When the Hato Hone Aotearoa St John (St John) Health Shuttle phone rang through to the Mid Canterbury office of St John on August 19 last year, the now former-St John Area executive officer Elaine Vallender thought it was a routine call.
But to her shock, it was a member of the public to inform her of a crash near Burnham involving the Ashburton health shuttle.
The caller said while there were no fatalities there were multiple injuries. Elaine said the fact there were no fatalities ‘‘was thanks to the skills of volunteer driver of the health shuttle, John Baird.’’
St John chief executive Peter Bradley later recognised John for his driving skills by presenting him with a Chief Executive’s Commendation certificate.
In the week following the crash Elaine said ‘‘members of the community were popping into the office to make small donations to help with a replacement vehicle, and these donations soon mounted up.
‘‘As our community does, people wanted to support not only the replacement of the shuttle but also those who had been injured in the crash,’’ she said.
Baking and flowers were dropped at the office and the wider St John family stepped up with a roster to help support the families taking turns with things like cooking meals and other support.
Three St John volunteers were on the shuttle at the time of the crash, two in driving roles and one in a personal capacity.
The drivers said shortly after the crash ‘‘we’ll be back to driving as soon as we can,’’ and they are.
Elaine was impressed with the professionalism of the way St John dealt with the crash.
‘‘All our volunteer drivers were relieved of their duties for a week following the crash.’’
But aware of the importance of offering the health shuttle St John knew some form of transport was going to be needed straight away so they could continue to provide the much needed service.
On the Monday following the crash, the Aoraki health shuttle from Timaru was used to take clients to their appointments, and for the following five months it was the old Central Otago health shuttle.
‘‘They had just replaced their van so it was perfect as we had to wait for a new one to come in from overseas,’’ Elaine said.

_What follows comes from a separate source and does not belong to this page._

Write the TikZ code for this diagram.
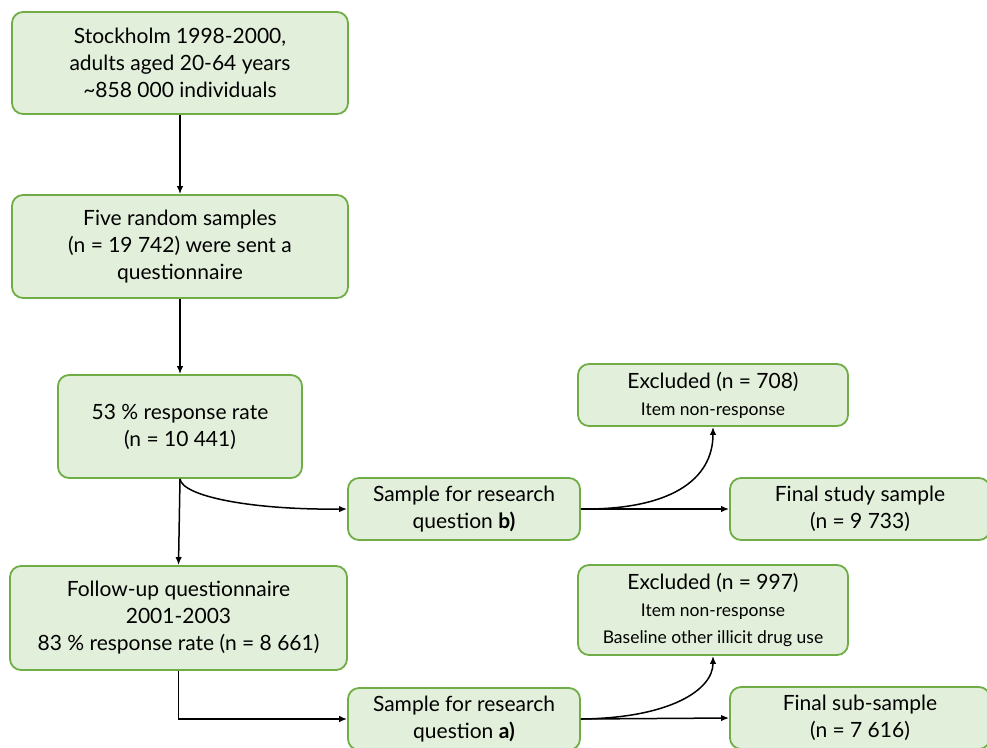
\documentclass[tikz,border=0pt]{standalone}
\usepackage{fontspec}
\setmainfont{Lato}
\usetikzlibrary{arrows.meta}
\definecolor{boxfill}{HTML}{E2EFDA}
\definecolor{boxline}{HTML}{70AD47}
\begin{document}
\begin{tikzpicture}[x=1pt,y=-1pt,
  box/.style={draw=boxline, fill=boxfill, line width=1.8pt, rounded corners=11pt,
    align=center, inner sep=2pt, font=\fontsize{21}{27}\selectfont},
  arr/.style={-{Latex[length=8pt,width=6.5pt]}, line width=1.5pt, black}]
\useasboundingbox (0,0) rectangle (987,747);
\node[box, minimum width=336pt, minimum height=102pt] (b1) at (180,63)
  {Stockholm 1998-2000,\\adults aged 20-64 years\\\textasciitilde858 000 individuals};
\node[box, minimum width=336pt, minimum height=103pt] (b2) at (180,246.5)
  {Five random samples\\(n = 19 742) were sent a\\questionnaire};
\node[box, minimum width=244pt, minimum height=103pt] (b3) at (180,426.5)
  {53 \% response rate\\(n = 10 441)};
\node[box, minimum width=337pt, minimum height=104pt] (b4) at (178.5,618)
  {Follow-up questionnaire\\2001-2003\\83 \% response rate (n = 8 661)};
\node[box, minimum width=232pt, minimum height=62pt] (bb) at (464,509)
  {Sample for research\\question \textbf{b)}};
\node[box, minimum width=270pt, minimum height=62pt] (e1) at (713,395)
  {Excluded (n = 708)\\{\fontsize{17.5}{22}\selectfont Item non-response}};
\node[box, minimum width=260pt, minimum height=62pt] (f1) at (860,509)
  {Final study sample\\(n = 9 733)};
\node[box, minimum width=232pt, minimum height=62pt] (ba) at (464,719)
  {Sample for research\\question \textbf{a)}};
\node[box, minimum width=270pt, minimum height=90pt] (e2) at (713,610)
  {Excluded (n = 997)\\{\fontsize{17.5}{23}\selectfont Item non-response}\\{\fontsize{17.5}{23}\selectfont Baseline other illicit drug use}};
\node[box, minimum width=260pt, minimum height=62pt] (f2) at (860,718)
  {Final sub-sample\\(n = 7 616)};
\draw[arr] (b1) -- (b2);
\draw[arr] (b2) -- (b3);
\draw[arr] (b3.south) -- (b4.north);
\draw[arr] (b3.south) .. controls (182,496) and (250,510) .. (bb.west);
\draw[arr] (b4.south) |- (ba.west);
\draw[arr] (bb.east) -- (f1.west);
\draw[arr] (bb.east) .. controls (670,510) and (713,480) .. (e1.south);
\draw[arr] (ba.east) -- (f2.west);
\draw[arr] (ba.east) .. controls (670,718) and (713,690) .. (e2.south);
\end{tikzpicture}
\end{document}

In April a blessing was held for Ashburton’s new health shuttle. Many individuals and community organisations provided donations towards the replacement shuttle and two local families made major financial gifts.
Elaine received a phone call from Rosalyn Moore saying she and husband Ian would like to make a donation.
‘‘I gave her the bank account details and when I checked our bank accounts I was very grateful for their generous donation.’’ The Moore family are very community-minded people with Ian serving as volunteer firefighter, as well as a Justice of the Peace.
The other family to make a large financial contribution, was a bequest from the late-David and Jan Heal.
Jan had passed a few years earlier but David only died a week after the shuttle crash.
They were supporters of the health shuttle and their daughter-in-law works in the 111 Communication Centre for St John in Christchurch.
The family knew making the bequest was what their parents would have wanted.
Over the last year the Ashburton health shuttle volunteer drivers have given 4000 hours.
The current team of volunteers is made up of 22 people, some are still working, some are retired.
They are looking for a couple more drivers.
The drivers are well trained in driving skills and how to handle the vehicle as well as first aid skills.